Some day in the future, someone will write a treatise on the many conventions of the commercial blockbuster in the era of globalization, and they will hit on key elements of the formula: a mash-up of violence with sexual overtones; a heroic protagonist who seeks answers to and resolves that central violence, living on the outside of conventions, and looking damn cool; product placements for McDonald’s, Coke, Red Bull; a seepage of American “cool” aesthetics into everything, everywhere.
And then that someone, basking in the glow of their treatise’s Asimovian precision in explaining all film, will come upon Takashi Miike. And they will see all of the requisite conventions, and the film will still defy any and all commercial sense. Detective Story may somewhere deep down be a conventional serial-killer narrative, but even deeper down it’s got the loony heart of Hammer horror films and its protagonist channels the spirit of Robert Mitchum on mushrooms and while never being horribly gruesome or traditionally gory nonetheless features pureed organs and layers of viscous blood and urine. It is about 1000 times funnier and more enjoyable than every Saw film put together. It isn’t top-drawer Miike, but even as a toss-off its lunatic precision and constant small goofball details and tactics would keep most filmmakers in milk and honey for several films.
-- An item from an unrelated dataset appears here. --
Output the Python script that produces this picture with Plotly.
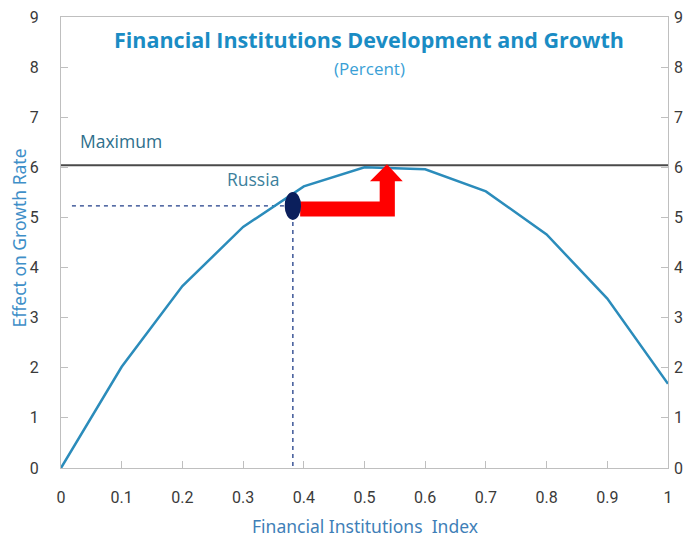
import plotly.graph_objects as go

# Data
fi_index = [0, 0.1, 0.2, 0.3, 0.4, 0.5, 0.6, 0.7, 0.8, 0.9, 1.0]
growth_effect = [0.0, 2.02, 3.63, 4.81, 5.62, 6.0, 5.96, 5.52, 4.66, 3.38, 1.68]
maximum_level = 6.04
russia_x = 0.382
russia_y = 5.23
target_x = 0.537
y_ticks = [0, 1, 2, 3, 4, 5, 6, 7, 8, 9]
x_ticks = [0, 0.1, 0.2, 0.3, 0.4, 0.5, 0.6, 0.7, 0.8, 0.9, 1.0]
x_tick_labels = ["0", "0.1", "0.2", "0.3", "0.4", "0.5", "0.6", "0.7", "0.8", "0.9", "1"]

TICKFONT = dict(family="Roboto", size=16, color="#3a3a3a")
LINE_BLUE = "#2b8cbb"

fig = go.Figure()

# Maximum line
fig.add_trace(go.Scatter(x=[0, 1], y=[maximum_level, maximum_level], mode="lines",
                         line=dict(color="#4a4a4a", width=2), hoverinfo="skip"))
# Dashed guides for Russia
fig.add_trace(go.Scatter(x=[0.018, russia_x], y=[russia_y, russia_y], mode="lines",
                         line=dict(color="#1f3c88", width=1.3, dash="4px,4px"), hoverinfo="skip"))
fig.add_trace(go.Scatter(x=[russia_x, russia_x], y=[russia_y, -0.14], mode="lines",
                         line=dict(color="#1f3c88", width=1.3, dash="4px,4px"), hoverinfo="skip",
                         cliponaxis=False))
# Main curve
fig.add_trace(go.Scatter(x=fi_index, y=growth_effect, mode="lines",
                         line=dict(color=LINE_BLUE, width=2.5), hoverinfo="skip"))

# Red arrow (computed from Russia point and target)
bar_x0 = russia_x + 0.012
bar_y0 = russia_y - 0.21
bar_y1 = russia_y + 0.09
stem_x0 = target_x - 0.012
stem_x1 = target_x + 0.013
head_base = maximum_level - 0.32
head_x0 = target_x - 0.028
head_x1 = target_x + 0.026
path = (f"M {bar_x0},{bar_y0} L {stem_x1},{bar_y0} L {stem_x1},{head_base} "
        f"L {head_x1},{head_base} L {target_x},{maximum_level + 0.02} L {head_x0},{head_base} "
        f"L {stem_x0},{head_base} L {stem_x0},{bar_y1} L {bar_x0},{bar_y1} Z")
fig.add_shape(type="path", path=path, xref="x", yref="y", fillcolor="#ff0000",
              line=dict(width=0), layer="above")

# Russia marker (ellipse)
fig.add_shape(type="circle", xref="x", yref="y",
              x0=russia_x - 0.0135, x1=russia_x + 0.0135,
              y0=russia_y - 0.28, y1=russia_y + 0.28,
              fillcolor="#0b1f5c", line=dict(width=0), layer="above")

# Right axis dummy trace
fig.add_trace(go.Scatter(x=[0], y=[0], yaxis="y2", mode="markers", marker=dict(opacity=0),
                         hoverinfo="skip"))

fig.add_annotation(text="<b>Financial Institutions Development and Growth</b>",
                   x=0.508, y=8.56, xref="paper", yref="y", showarrow=False,
                   font=dict(family="Open Sans", size=21.5, color="#1a8cc4"))
fig.add_annotation(text="(Percent)", x=0.508, y=7.98, xref="paper", yref="y", showarrow=False,
                   font=dict(family="Open Sans", size=17, color="#3a9fd6"))
fig.add_annotation(text="Maximum", x=0.028, y=6.52, xref="x", yref="y", showarrow=False,
                   xanchor="left", font=dict(family="Open Sans", size=17.5, color="#2e6f8c"))
fig.add_annotation(text="Russia", x=0.27, y=5.76, xref="x", yref="y", showarrow=False,
                   xanchor="left", font=dict(family="Open Sans", size=17.5, color="#3c7f9c"))
# Axis titles
fig.add_annotation(text="Financial Institutions  Index", x=0.5, y=0, xref="paper", yref="paper",
                   xanchor="center", yanchor="middle", yshift=-58, showarrow=False,
                   font=dict(family="Noto Sans", size=17.5, color="#3f7fb8"))
fig.add_annotation(text="Effect on Growth Rate", x=0, y=0.5, xref="paper", yref="paper",
                   xanchor="center", yanchor="middle",
                   xshift=-43, yshift=4, textangle=-90, showarrow=False,
                   font=dict(family="Noto Sans", size=17.5, color="#3f8fc8"))

axis_common = dict(showgrid=False, zeroline=False, ticks="inside", ticklen=7,
                   tickcolor="#bfbfbf", tickfont=TICKFONT, ticklabeloverflow="allow")

fig.update_layout(
    width=693, height=538,
    margin=dict(l=53, r=33, t=9, b=78, autoexpand=False),
    plot_bgcolor="white", paper_bgcolor="white",
    showlegend=False,
    xaxis=dict(range=[0, 1], tickvals=x_ticks, ticktext=x_tick_labels, mirror=True,
               showline=True, linecolor="#bfbfbf", linewidth=1.2, ticklabelstandoff=15,
               **axis_common),
    yaxis=dict(range=[0, 9], tickvals=y_ticks, showline=True, mirror=True,
               linecolor="#bfbfbf", linewidth=1.2, ticklabelstandoff=18,
               **axis_common),
    yaxis2=dict(range=[0, 9], tickvals=y_ticks, overlaying="y", side="right",
                showline=False, ticklabelstandoff=5, **axis_common),
)

fig.write_html("out.html")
I made the mistake of trying to eat some cold pasta while watching the opening scene, with aforementioned pureeing of organs, and damn near lost my lunch, but the movie then settled down for long enough for me to finish eating. It is manic fun, made all the more so by the inclusion of scenes that seem like pure whimsy: the ex-serial killer with the mask and maggots eating at him. Where did he come from? Did he move the plot along? No, but it neatly combined horror, absurdity and humor in one short scene while allowing us to ponder what Anthony Hopkins would have done with that role. The joy that the McDonalds corporation must have had at the product placement in that scene may be tempered by the bloody fingermarks on the large drink just in reach of one wildly twitching bandaged hand.
And why did Kazama’s fingers grow back?
I have no clue–but it now ranks among my favorite blackout closes of a film ever.